Nuestra hija María, que nos ha salido perroflauta, lleva varios días acampada en los jardines de la Universidad de Zaragoza para protestar contra la aniquilación del pueblo palestino a manos del ejército israelí. Mi esposa, que será madre hasta la mortaja, no deja de telefonearla a todas horas para recordarle que se abrigue bien y rogarle que no se signifique demasiado, y uno, que también ha sido joven, al principio le enviaba entusiastas mensajes de apoyo ilustrados con el dibujito de una tienda de campaña. Hasta que, con la alarma que cabe colegir, me he enterado, gracias a la advertencia de doña Isabel Díaz Ayuso, de que lo que pretende esa panda de insensatos es echar a patadas a Albert Einstein de los currículos universitarios; y uno, que transige casi con cualquier cosa, pero que no está dispuesto a tolerar que le toquen un pelo de la ropa a las ondas gravitaciones en el espacio-tiempo, agarra el teléfono y le grita a su primogénita que deje de echar basura de una santa vez sobre la teoría de la relatividad.
«Papá, por favor», oigo al otro lado de la línea, «sosiégate un poco y haz el favor de mirar las noticias». Y me explica que el único propósito de las concentraciones estudiantiles es exigir a la comunidad internacional que detenga la maquinaria genocida de Israel, que no sean asesinados más niños en Gaza y que se abran vías a la ayuda humanitaria para que, al menos, la gente deje de morirse de hambre en Palestina; que alguien tenga la merced de explicarle qué demonios tiene eso que ver con el pobre Einstein.
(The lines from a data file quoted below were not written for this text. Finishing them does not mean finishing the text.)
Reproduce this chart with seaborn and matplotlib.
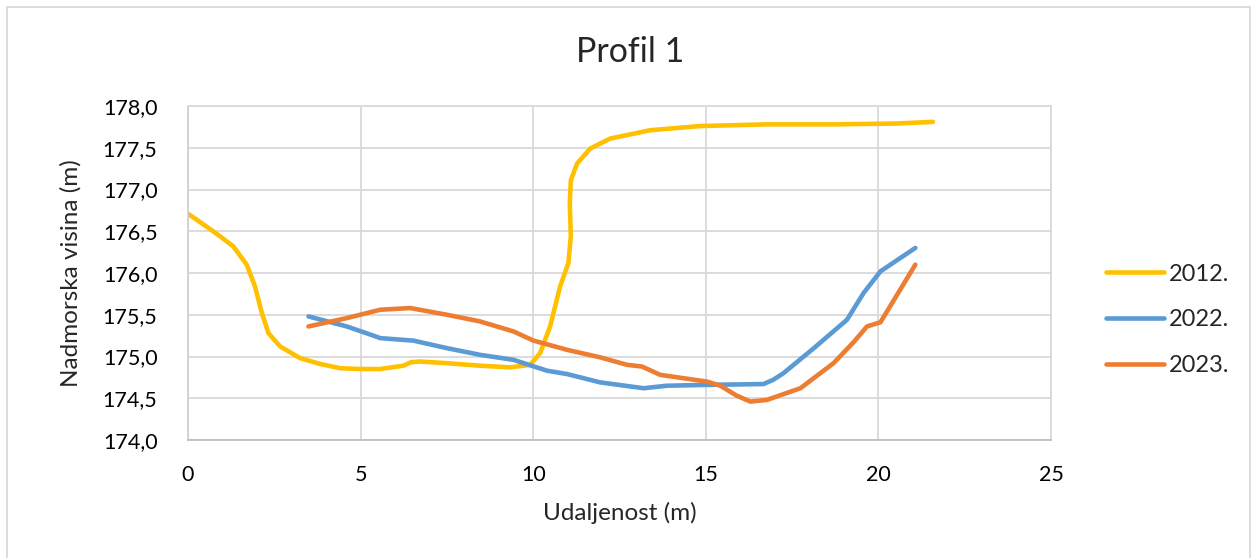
import matplotlib
matplotlib.use("Agg")
import matplotlib.pyplot as plt
from matplotlib.patches import Rectangle
from matplotlib.lines import Line2D
from matplotlib.ticker import FuncFormatter
import seaborn as sns
import pandas as pd

# Terrain profile: distance along the section (m) vs. elevation (m a.s.l.)
years = ["2012.", "2022.", "2023."]
colors = ["#FFC000", "#5B9BD5", "#ED7D31"]

x_2012 = [0.0, 0.73, 1.31, 1.70, 1.94, 2.14, 2.33, 2.67, 3.25, 3.83, 4.41, 4.99, 5.57,
          6.24, 6.45, 6.70, 7.50, 8.46, 9.33, 9.91, 10.20, 10.49, 10.78, 11.02, 11.09,
          11.06, 11.09, 11.27, 11.65, 12.23, 13.39, 14.84, 16.77, 18.70, 20.50, 21.58]
y_2012 = [176.71, 176.50, 176.32, 176.10, 175.84, 175.52, 175.28, 175.12, 174.98, 174.91,
          174.86, 174.85, 174.85, 174.89, 174.93, 174.94, 174.92, 174.89, 174.87, 174.90,
          175.04, 175.36, 175.84, 176.12, 176.44, 176.83, 177.11, 177.31, 177.49, 177.61,
          177.71, 177.76, 177.78, 177.78, 177.79, 177.81]

x_2022 = [3.49, 4.60, 5.30, 5.57, 6.53, 7.50, 8.46, 9.43, 10.40, 10.98, 11.94, 13.20,
          13.87, 15.03, 16.67, 16.95, 17.25, 18.13, 19.09, 19.57, 20.06, 21.07]
y_2022 = [175.48, 175.36, 175.26, 175.22, 175.19, 175.10, 175.02, 174.96, 174.83, 174.79,
          174.69, 174.62, 174.65, 174.66, 174.67, 174.72, 174.80, 175.10, 175.44, 175.76,
          176.02, 176.30]

x_2023 = [3.49, 4.60, 5.57, 6.44, 7.50, 8.46, 9.43, 10.01, 10.98, 11.94, 12.72, 13.15,
          13.68, 15.03, 15.42, 15.90, 16.29, 16.77, 17.74, 18.70, 19.30, 19.67, 20.06,
          21.07]
y_2023 = [175.36, 175.46, 175.56, 175.58, 175.50, 175.42, 175.30, 175.19, 175.08, 174.99,
          174.90, 174.88, 174.78, 174.70, 174.65, 174.53, 174.46, 174.48, 174.62, 174.92,
          175.18, 175.36, 175.41, 176.10]

x_ticks = [0, 5, 10, 15, 20, 25]
y_ticks = [174.0, 174.5, 175.0, 175.5, 176.0, 176.5, 177.0, 177.5, 178.0]

df = pd.concat([
    pd.DataFrame({"Udaljenost": x_2012, "Visina": y_2012, "Godina": years[0]}),
    pd.DataFrame({"Udaljenost": x_2022, "Visina": y_2022, "Godina": years[1]}),
    pd.DataFrame({"Udaljenost": x_2023, "Visina": y_2023, "Godina": years[2]}),
], ignore_index=True)

sns.set_theme(style="white")
plt.rcParams["font.family"] = ["Lato", "DejaVu Sans"]

fig = plt.figure(figsize=(12.52, 5.58), dpi=100)
ax = fig.add_axes([188 / 1252, 1 - 440 / 558, (1051 - 188) / 1252, (440 - 106) / 558])

sns.lineplot(data=df, x="Udaljenost", y="Visina", hue="Godina", hue_order=years,
             palette=colors, sort=False, estimator=None, linewidth=3.3, ax=ax,
             legend=False)
for ln in ax.get_lines():
    ln.set_solid_capstyle("round")
    ln.set_solid_joinstyle("round")

ax.set_xlim(0, 25)
ax.set_ylim(174.0, 178.0)
ax.set_xticks(x_ticks)
ax.set_yticks(y_ticks)
ax.yaxis.set_major_formatter(FuncFormatter(lambda v, p: f"{v:.1f}".replace(".", ",")))
ax.grid(True, color="#D9D9D9", linewidth=1.3)
ax.set_axisbelow(True)
for side, sp in ax.spines.items():
    sp.set_visible(True)
    sp.set_color("#D9D9D9")
    sp.set_linewidth(1.3)
ax.spines["bottom"].set_color("#BFBFBF")
ax.spines["left"].set_color("#D0D0D0")
ax.tick_params(axis="both", length=0, labelsize=15.5, colors="#000000")
ax.tick_params(axis="x", pad=18)
ax.tick_params(axis="y", pad=22)

ax.set_xlabel("Udaljenost (m)", fontsize=17.5, labelpad=12)
ax.set_ylabel("Nadmorska visina (m)", fontsize=17.5, labelpad=15)
fig.text(630 / 1252, 1 - 52 / 558, "Profil 1", ha="center", va="center", fontsize=24.5)

handles = [Line2D([0], [0], color=c, linewidth=3.3, solid_capstyle="round") for c in colors]
leg = fig.legend(handles, years, loc="center left",
                 bbox_to_anchor=(1094 / 1252, 1 - 320 / 558), frameon=False,
                 fontsize=17, handlelength=2.45, handletextpad=0.2,
                 labelspacing=1.05, borderpad=0)

# outer chart frame
fig.patches.append(Rectangle((7 / 1252, -0.02), (1250 - 7) / 1252, 1 - 7 / 558 + 0.02,
                             transform=fig.transFigure, fill=False,
                             edgecolor="#D9D9D9", linewidth=1.3))

fig.savefig("out.png", dpi=100, facecolor="white")
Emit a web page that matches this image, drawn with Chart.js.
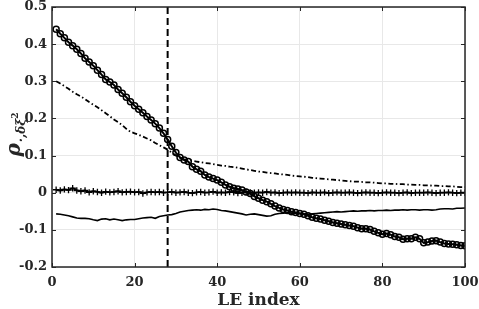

La verdad es que la entiendo lo justo, porque, situada a mi costado, mi adorada mitad no deja de vocearme al oído si piensan despachar también a Sigmund Freud y a Milton Friedman. Solidario con mi media naranja, intento poner las cosas en su sitio: «Haced lo que os parezca oportuno, que para eso sois mayorcitos, pero a Kafka me lo dejáis tranquilo o aquí arde Troya». Y, ya más apaciguado, le pido que no la tomen ahora con la derecha española solo porque intenta proteger el legado de Walter Benjamin, de Hannah Arendt, de Elias Canetti. «Y de Karl Marx, papi, y de Karl Marx», me responde con una risita.
Está visto que con estos chavales no se puede razonar.